It’s been six years since Citi Field hosted a postseason game, but this week’s series between the Mets and Los Angeles Dodgers provided a glimpse into what the Queens ballpark can feel like come October.
Wednesday’s 2-1 victory had everything crammed into a tidy 2:19 timeframe: a gem from Jacob deGrom, a home run from Starling Marte, a home-run-robbing catch by Brandon Nimmo to preserve the game, and a live performance by Timmy Trumpet to introduce Edwin Diaz — who set Los Angeles down in order to preserve the victory.
“I’ve been fortunate enough to be in some of those situations,” Mets manager Buck Showalter said. “I think a lot of it has to do with the quality of club we’re playing, too, and what’s at stake for us. They’ve earned the right to do what they’re doing and we’re still trying to earn the division title.”
The Dodgers own the best record in baseball and are providing a staunch test for a Mets team that not only is eager to claim its place toward the top of the National League but is still trying to hold off the defending-champion Atlanta Braves in the NL East. The Mets entered Thursday’s series finale with a three-game lead.
That’s why the seventh inning nearly rocked the foundation of Citi Field.
Nursing that slim one-run lead, deGrom — who was predictably stellar once again — was tagged by Justin Turner, who sent a 104-mph liner out to right-center field where Nimmo made what he described as the greatest catch of his life for the second out of the inning.
A normally happy-go-lucky yet level-headed Nimmo was as demonstrative as ever, pumping his fists and screaming with joy when he came down with the catch.
“I think it has a playoff feel to it. These are two really good teams going at it so every little thing matters in these games,” Nimmo said. “We obviously have the Braves on our tail so we want to try and win all the games we can so it’s a sold-out crowd. It’s electric. The atmosphere is awesome. The 7 Line [fan club] is right behind us. So the culmination of the atmosphere, the team we’re playing, and how important these games are becoming down the stretch, I think it makes the culmination of big moments.”
As if the building couldn’t get any louder, deGrom proceeded to strike out Gavin Lux for his ninth and final punchout of the evening to hit a fever pitch.
“It was awesome… against the Dodgers, it was a great atmosphere,” deGrom said. “The fans were in it the whole time. That makes it a lot of fun.
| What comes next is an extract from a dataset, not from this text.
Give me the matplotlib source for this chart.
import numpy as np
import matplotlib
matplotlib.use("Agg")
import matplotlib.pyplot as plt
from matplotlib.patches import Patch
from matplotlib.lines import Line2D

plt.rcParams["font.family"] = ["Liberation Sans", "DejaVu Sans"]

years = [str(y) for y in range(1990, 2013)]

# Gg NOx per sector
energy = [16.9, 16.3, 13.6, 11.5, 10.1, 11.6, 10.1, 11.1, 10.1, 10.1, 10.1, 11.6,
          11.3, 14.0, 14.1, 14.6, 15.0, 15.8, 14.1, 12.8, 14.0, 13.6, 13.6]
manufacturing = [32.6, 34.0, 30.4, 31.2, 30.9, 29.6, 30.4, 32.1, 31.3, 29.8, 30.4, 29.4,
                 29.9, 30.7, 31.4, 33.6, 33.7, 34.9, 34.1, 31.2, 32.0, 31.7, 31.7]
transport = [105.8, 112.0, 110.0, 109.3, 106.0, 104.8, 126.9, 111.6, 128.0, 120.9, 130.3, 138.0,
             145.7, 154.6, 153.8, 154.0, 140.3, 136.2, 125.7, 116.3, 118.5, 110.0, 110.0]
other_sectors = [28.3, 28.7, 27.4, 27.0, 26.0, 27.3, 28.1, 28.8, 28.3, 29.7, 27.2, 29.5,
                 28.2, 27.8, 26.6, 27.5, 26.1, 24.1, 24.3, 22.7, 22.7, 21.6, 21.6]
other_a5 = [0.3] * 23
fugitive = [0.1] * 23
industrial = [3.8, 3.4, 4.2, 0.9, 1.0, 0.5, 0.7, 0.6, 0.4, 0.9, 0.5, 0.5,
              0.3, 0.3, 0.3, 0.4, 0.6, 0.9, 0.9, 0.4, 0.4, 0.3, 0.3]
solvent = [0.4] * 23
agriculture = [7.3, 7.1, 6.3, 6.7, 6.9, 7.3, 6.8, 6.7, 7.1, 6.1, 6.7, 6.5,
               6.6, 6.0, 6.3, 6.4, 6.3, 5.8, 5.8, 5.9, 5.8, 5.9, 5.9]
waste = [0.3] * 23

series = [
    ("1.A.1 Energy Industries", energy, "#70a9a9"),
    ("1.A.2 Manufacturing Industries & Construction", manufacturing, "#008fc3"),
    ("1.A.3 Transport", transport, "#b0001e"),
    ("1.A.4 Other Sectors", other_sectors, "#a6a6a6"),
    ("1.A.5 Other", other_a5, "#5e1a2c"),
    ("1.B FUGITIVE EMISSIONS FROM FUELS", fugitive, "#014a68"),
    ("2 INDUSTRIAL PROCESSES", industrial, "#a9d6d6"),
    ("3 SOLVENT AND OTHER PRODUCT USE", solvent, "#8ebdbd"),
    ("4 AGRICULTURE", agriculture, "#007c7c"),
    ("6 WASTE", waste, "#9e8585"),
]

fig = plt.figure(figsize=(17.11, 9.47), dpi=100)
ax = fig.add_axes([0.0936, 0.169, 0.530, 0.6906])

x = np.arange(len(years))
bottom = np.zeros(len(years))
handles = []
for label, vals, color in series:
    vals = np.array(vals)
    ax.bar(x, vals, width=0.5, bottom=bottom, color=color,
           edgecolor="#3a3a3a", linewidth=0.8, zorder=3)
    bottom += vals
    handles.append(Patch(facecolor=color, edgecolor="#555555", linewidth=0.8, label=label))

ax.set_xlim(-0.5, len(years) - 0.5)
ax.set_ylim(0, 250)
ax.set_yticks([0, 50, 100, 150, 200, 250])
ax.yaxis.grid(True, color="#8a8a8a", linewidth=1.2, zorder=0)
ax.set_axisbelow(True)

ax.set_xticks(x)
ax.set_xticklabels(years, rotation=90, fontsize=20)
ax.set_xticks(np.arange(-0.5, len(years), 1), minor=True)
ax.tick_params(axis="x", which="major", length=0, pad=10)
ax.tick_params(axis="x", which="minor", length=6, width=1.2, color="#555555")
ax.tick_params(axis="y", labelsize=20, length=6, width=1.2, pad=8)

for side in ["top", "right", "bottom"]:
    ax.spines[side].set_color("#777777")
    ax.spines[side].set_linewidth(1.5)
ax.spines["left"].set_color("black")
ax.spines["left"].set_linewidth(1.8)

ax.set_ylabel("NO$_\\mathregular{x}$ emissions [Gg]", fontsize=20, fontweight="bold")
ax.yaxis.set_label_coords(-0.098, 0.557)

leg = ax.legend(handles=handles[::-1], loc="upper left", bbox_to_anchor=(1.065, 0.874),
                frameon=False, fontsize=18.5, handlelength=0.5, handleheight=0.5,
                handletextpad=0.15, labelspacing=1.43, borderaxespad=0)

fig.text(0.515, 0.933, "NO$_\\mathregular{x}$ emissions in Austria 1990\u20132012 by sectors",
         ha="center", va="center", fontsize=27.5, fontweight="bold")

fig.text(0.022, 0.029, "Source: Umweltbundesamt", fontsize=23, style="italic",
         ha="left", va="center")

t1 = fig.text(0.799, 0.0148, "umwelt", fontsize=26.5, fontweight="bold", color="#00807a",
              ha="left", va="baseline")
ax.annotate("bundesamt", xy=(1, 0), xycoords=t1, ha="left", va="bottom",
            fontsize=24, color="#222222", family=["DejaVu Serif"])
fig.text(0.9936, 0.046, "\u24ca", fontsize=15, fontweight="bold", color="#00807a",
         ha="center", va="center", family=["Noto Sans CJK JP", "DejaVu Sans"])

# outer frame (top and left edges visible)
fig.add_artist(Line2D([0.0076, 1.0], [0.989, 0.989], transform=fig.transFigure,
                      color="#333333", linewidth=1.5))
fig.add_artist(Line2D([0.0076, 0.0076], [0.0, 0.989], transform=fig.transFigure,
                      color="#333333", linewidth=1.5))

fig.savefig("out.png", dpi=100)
You’re playing important baseball and we all have the same goal here and that’s to continue to win and see where we can go.”
As the calendar flips to September, the Mets’ chances to break that postseason drought becomes more and more likely — though they still have much to prove if they want to be mentioned in the same sentence as the Dodgers.
Going 3-3 in their first six games of the season against the Dodgers will only help their case.
“We’re a good team too. We know that,” Nimmo said. “We think the NL East is a really good division and beats up on each other. We’ve played a lot of important games leading up to this point that are pressure filled… They’re a great team and have been for a while. Nothing can be taken away from them but we do feel that we match up well.
“It’s been good games that we’ve played. I think it’s two really good teams getting together and playing games and it feels like playoff baseball.”